The problem |
Exactly as written, set down the lines from the top of the entries through the line bearing "cap_h = 0.22", with every picture left out.

BEGIN Given entries

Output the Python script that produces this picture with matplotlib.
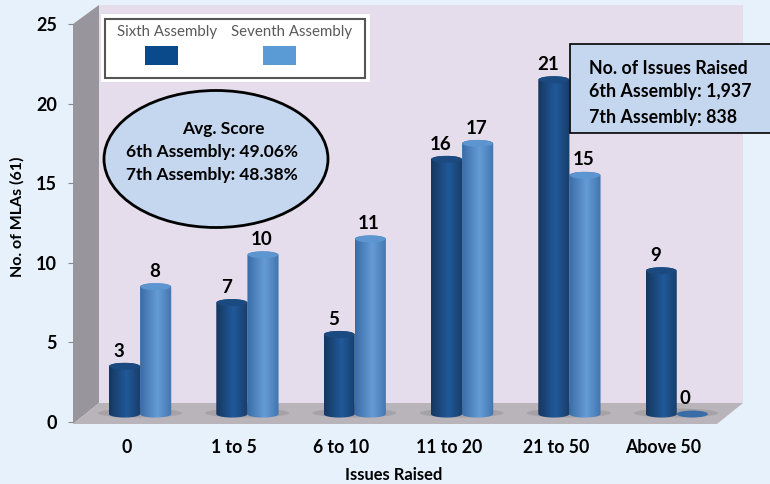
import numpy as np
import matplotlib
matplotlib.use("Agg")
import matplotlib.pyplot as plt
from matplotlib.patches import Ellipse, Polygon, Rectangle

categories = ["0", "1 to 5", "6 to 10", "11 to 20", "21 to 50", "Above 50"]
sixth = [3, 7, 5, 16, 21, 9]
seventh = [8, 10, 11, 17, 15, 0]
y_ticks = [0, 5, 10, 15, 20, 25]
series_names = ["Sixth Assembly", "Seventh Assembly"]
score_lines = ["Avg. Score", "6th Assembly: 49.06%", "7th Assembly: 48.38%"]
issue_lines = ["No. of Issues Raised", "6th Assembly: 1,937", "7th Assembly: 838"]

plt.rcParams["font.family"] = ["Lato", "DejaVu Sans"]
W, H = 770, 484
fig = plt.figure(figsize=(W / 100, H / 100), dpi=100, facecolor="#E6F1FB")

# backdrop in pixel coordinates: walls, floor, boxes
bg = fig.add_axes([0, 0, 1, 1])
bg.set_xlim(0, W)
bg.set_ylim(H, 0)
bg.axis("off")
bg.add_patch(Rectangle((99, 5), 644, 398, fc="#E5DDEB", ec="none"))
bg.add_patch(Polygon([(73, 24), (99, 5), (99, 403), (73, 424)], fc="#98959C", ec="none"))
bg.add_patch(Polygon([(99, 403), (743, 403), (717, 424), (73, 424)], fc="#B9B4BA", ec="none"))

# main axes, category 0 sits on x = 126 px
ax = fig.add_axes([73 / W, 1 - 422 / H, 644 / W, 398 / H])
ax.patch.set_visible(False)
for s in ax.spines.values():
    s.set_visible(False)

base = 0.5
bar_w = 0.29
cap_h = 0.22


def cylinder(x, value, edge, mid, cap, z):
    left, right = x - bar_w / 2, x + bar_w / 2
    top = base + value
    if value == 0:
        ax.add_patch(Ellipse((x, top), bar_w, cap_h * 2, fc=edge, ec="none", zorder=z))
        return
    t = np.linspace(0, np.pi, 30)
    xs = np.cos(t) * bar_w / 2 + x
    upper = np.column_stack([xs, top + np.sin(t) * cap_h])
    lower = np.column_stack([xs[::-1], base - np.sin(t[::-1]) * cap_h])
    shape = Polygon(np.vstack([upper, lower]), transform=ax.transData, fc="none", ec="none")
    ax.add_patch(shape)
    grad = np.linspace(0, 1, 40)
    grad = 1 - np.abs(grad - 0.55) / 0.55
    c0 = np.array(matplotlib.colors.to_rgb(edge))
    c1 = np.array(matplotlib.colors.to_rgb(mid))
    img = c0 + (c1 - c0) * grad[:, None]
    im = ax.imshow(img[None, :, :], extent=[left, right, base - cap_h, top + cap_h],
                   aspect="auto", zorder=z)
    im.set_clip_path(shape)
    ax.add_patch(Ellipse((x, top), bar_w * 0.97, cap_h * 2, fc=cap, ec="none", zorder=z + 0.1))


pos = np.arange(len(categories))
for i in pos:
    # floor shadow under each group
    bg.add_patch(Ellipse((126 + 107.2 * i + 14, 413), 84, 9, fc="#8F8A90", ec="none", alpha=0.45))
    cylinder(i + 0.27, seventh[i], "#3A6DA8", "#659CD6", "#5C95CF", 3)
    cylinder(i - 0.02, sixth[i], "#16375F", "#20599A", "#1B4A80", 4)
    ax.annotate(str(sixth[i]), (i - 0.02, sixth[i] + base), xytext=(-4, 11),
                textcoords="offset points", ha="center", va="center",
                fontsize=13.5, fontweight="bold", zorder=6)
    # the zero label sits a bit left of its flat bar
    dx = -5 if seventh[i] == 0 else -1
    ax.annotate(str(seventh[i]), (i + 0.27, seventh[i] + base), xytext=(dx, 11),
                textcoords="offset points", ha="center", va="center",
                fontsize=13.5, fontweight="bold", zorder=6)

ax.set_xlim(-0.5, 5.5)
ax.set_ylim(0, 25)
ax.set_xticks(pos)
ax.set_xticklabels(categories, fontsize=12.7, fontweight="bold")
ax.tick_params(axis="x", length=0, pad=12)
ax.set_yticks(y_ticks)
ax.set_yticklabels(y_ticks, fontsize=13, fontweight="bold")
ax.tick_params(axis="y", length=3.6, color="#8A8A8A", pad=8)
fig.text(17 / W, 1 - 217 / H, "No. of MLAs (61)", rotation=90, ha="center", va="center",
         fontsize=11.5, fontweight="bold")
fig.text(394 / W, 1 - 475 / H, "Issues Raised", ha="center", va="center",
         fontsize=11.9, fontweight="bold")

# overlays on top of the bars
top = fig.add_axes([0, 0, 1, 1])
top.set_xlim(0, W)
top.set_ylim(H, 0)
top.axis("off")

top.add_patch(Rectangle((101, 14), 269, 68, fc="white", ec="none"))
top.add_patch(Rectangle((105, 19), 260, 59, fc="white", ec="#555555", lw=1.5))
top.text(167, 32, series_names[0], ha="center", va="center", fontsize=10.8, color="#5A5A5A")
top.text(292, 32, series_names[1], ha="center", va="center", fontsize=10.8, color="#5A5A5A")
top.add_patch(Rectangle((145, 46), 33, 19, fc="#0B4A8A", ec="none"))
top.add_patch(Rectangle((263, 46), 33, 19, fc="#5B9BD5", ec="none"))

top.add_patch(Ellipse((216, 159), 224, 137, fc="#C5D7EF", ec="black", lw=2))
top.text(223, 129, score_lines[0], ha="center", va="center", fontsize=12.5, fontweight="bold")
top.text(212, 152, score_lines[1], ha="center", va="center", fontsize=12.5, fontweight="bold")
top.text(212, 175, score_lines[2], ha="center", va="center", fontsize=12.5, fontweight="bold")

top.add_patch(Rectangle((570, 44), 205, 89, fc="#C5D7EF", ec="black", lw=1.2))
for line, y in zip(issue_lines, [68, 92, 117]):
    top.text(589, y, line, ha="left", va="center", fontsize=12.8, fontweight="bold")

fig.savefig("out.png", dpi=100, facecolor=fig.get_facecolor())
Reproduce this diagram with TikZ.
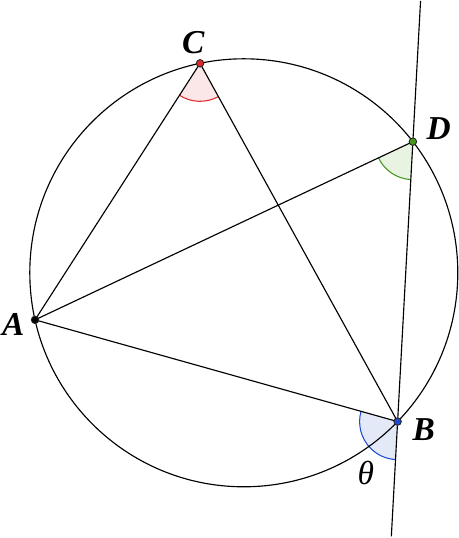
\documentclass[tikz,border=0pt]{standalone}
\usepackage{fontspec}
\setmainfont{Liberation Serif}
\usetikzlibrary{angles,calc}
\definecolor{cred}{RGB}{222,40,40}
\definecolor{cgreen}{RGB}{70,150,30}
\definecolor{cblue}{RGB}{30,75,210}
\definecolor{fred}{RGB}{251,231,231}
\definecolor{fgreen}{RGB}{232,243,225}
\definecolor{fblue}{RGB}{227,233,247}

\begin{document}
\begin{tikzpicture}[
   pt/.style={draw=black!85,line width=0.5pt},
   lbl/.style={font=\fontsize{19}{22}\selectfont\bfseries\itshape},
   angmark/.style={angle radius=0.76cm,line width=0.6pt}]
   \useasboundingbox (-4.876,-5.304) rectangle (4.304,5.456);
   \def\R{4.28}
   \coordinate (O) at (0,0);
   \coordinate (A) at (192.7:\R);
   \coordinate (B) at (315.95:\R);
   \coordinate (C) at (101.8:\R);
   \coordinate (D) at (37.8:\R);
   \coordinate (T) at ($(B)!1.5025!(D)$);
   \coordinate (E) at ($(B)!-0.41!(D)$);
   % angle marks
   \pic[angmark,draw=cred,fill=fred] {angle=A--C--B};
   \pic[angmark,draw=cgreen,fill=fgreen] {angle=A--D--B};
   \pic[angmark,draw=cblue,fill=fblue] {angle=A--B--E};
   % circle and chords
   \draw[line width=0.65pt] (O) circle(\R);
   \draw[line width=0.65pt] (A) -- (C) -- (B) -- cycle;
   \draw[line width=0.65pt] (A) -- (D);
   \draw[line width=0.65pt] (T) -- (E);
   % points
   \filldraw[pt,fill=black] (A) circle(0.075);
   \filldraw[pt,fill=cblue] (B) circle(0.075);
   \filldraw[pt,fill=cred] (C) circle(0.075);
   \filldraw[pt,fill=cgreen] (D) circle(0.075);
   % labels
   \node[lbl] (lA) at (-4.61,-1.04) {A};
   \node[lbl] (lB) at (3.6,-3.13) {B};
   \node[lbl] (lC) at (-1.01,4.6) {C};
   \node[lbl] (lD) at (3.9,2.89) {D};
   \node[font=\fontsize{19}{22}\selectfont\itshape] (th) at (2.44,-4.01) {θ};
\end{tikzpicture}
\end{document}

END Given entries

Output |
Output the Python script that produces this picture with matplotlib.
import numpy as np
import matplotlib
matplotlib.use("Agg")
import matplotlib.pyplot as plt
from matplotlib.patches import Ellipse, Polygon, Rectangle

categories = ["0", "1 to 5", "6 to 10", "11 to 20", "21 to 50", "Above 50"]
sixth = [3, 7, 5, 16, 21, 9]
seventh = [8, 10, 11, 17, 15, 0]
y_ticks = [0, 5, 10, 15, 20, 25]
series_names = ["Sixth Assembly", "Seventh Assembly"]
score_lines = ["Avg. Score", "6th Assembly: 49.06%", "7th Assembly: 48.38%"]
issue_lines = ["No. of Issues Raised", "6th Assembly: 1,937", "7th Assembly: 838"]

plt.rcParams["font.family"] = ["Lato", "DejaVu Sans"]
W, H = 770, 484
fig = plt.figure(figsize=(W / 100, H / 100), dpi=100, facecolor="#E6F1FB")

# backdrop in pixel coordinates: walls, floor, boxes
bg = fig.add_axes([0, 0, 1, 1])
bg.set_xlim(0, W)
bg.set_ylim(H, 0)
bg.axis("off")
bg.add_patch(Rectangle((99, 5), 644, 398, fc="#E5DDEB", ec="none"))
bg.add_patch(Polygon([(73, 24), (99, 5), (99, 403), (73, 424)], fc="#98959C", ec="none"))
bg.add_patch(Polygon([(99, 403), (743, 403), (717, 424), (73, 424)], fc="#B9B4BA", ec="none"))

# main axes, category 0 sits on x = 126 px
ax = fig.add_axes([73 / W, 1 - 422 / H, 644 / W, 398 / H])
ax.patch.set_visible(False)
for s in ax.spines.values():
    s.set_visible(False)

base = 0.5
bar_w = 0.29
cap_h = 0.22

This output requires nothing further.